I think it's worth considering a few things. Non representative voting can get a lot more unbalanced in a political system than America has it right now, look at the UK where I am. UKIP got 1 seat for 3.9M votes and the Tories got 11.3m votes and 329 seats. So this kind of boogeyman of potential violence and all that I don't think is realistic for where the states is right now, I'd wager things could get a lot worse for a long periods of time and nothing of any significance would happen.
There's also this kind of unspoken assumption that should the USA get rid of the EC and go by popular votes that the election results would be the same. That's not the case, you have to consider that both candidates knew how the system worked and went out to the areas they thought would most benefit them and campaigned there, heavily making use of the swing states. But had this been a popular vote then trumps tactics would not have been to campaign in the swing states, it would be to head for population dense areas and promise policy that entices them to vote for him.
Who is to say that Trump would have lost a popular vote if that's what he campaigned for, in fact it's plausible his win could have been even bigger with a popular vote, who knows? We don't know what he'd campaign for and what he'd offer or where he'd spend his time, these things would all certainly be somewhat different.
I think the take away point here is that these discussions come up not because of the relative benefits of each system but rather than the people who lost are salty and are coming up with any excuse. Which is why these assumptions and errors in reasoning are made, because the point isn't to be genuinely fair, it's just to do damage control. You could bet your bottom dollar that in another universe where it was Trump Vs Hillary where it was a popular vote and Trump had won we'd see outpouring asking that we have some EC equivalent to be in place to stop the kind of behaviour we'd see (campaigning in major cities almost exclusively)
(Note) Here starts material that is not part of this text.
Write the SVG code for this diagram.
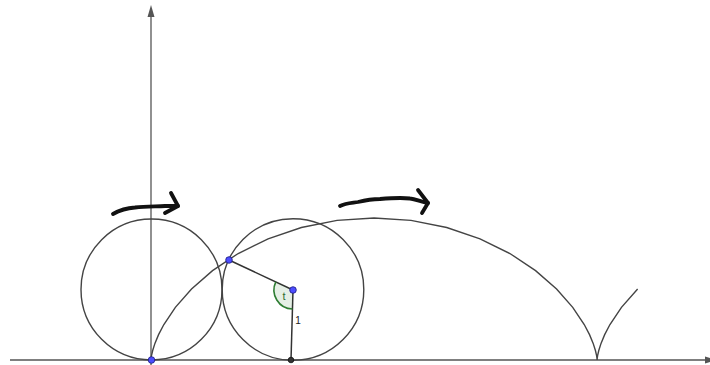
<svg xmlns="http://www.w3.org/2000/svg" width="710" height="365" viewBox="0 0 710 365">
<style>
.axis{stroke:#555;stroke-width:1.3;fill:none}
.curve{stroke:#444;stroke-width:1.4;fill:none}
.seg{stroke:#333;stroke-width:1.5;fill:none}
.hand{stroke:#111;stroke-width:3.8;fill:none;stroke-linecap:round;stroke-linejoin:round}
.bpt{fill:#4d4dff;stroke:#1a1a80;stroke-width:0.8}
.kpt{fill:#333;stroke:#111;stroke-width:0.8}
text{font-family:"Liberation Sans",Arial,sans-serif}
</style>
<rect width="710" height="365" fill="#fff"/>
<g id="axes">
  <line class="axis" x1="151" y1="365" x2="151" y2="12"/>
  <polygon points="151,5 147.5,17 154.5,17" fill="#555"/>
  <line class="axis" x1="10" y1="360" x2="708" y2="360"/>
  <polygon points="717,360 705,356.5 705,363.5" fill="#555"/>
</g>
<g id="circle1"><circle class="curve" cx="151.5" cy="289.5" r="70.5"/></g>
<g id="circle2"><circle class="curve" cx="293" cy="289.5" r="70.8"/></g>
<g id="cycloid">
  <polyline class="curve" points="151,360 151.01,359.73 151.06,358.92 151.21,357.58 151.5,355.72 152.68,350.49 154.93,343.39 158.57,334.64 163.86,324.5 175.36,307.38 191.53,289 212.53,270.62 238.21,253.5 268.08,238.8 301.38,227.51 337.09,220.42 374.05,218 411.01,220.42 446.72,227.51 480.02,238.8 509.89,253.5 535.57,270.62 556.57,289 572.74,307.38 584.24,324.5 589.53,334.64 593.17,343.39 595.42,350.49 596.6,355.72 596.89,357.58 597.04,358.92 597.09,359.73 597.1,360 597.11,359.73 597.16,358.92 597.31,357.58 597.6,355.72 598.78,350.49 601.03,343.39 604.67,334.64 609.96,324.5 621.46,307.38 637.63,289"/>
</g>
<g id="connectors">
  <line class="seg" x1="229" y1="260" x2="293" y2="290"/>
  <line class="seg" x1="293" y1="290" x2="291" y2="360"/>
</g>
<g id="angle">
  <path d="M293,290 L275.8,281.9 A19,19 0 0 0 292.46,309 Z" fill="#006400" fill-opacity="0.1" stroke="none"/>
  <path d="M275.8,281.9 A19,19 0 0 0 292.46,309" fill="none" stroke="#2e7d32" stroke-width="1.6"/>
  <text x="284" y="300" font-size="11" fill="#2e6b2e" text-anchor="middle">t</text>
</g>
<g id="label1"><text x="298" y="324" font-size="10" fill="#222" text-anchor="middle">1</text></g>
<g id="points">
  <circle class="bpt" cx="151.5" cy="360" r="3.3"/>
  <circle class="bpt" cx="229" cy="260" r="3.3"/>
  <circle class="bpt" cx="293" cy="290" r="3.3"/>
  <circle class="kpt" cx="291" cy="360" r="2.8"/>
</g>
<g id="arrow1">
  <path class="hand" d="M113,214 C120,210 127,208 135,207.5 C145,206 155,206.5 165,206 L178,206"/>
  <path class="hand" d="M171,193 L178,206 L165,213"/>
</g>
<g id="arrow2">
  <path class="hand" d="M340,206 C346,203 352,203 358,202 C366,200 372,199 380,199 C392,198 402,197.5 410,198.5 C416,199 421,202 428,203"/>
  <path class="hand" d="M418,190 L428,203 L422,213"/>
</g>
</svg>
And I have no doubt the same would be true for Republicans if they lost, there'd be plenty of salt and cries for more fairness and it'd probably be just as irrational. If you want to debate the EC the time isn't really right after a loss when everyone is about as bias and irrational as you can get, it should be away from major elections when there can be somewhat more of a reasoned discussion about the benefits and drawbacks of each system.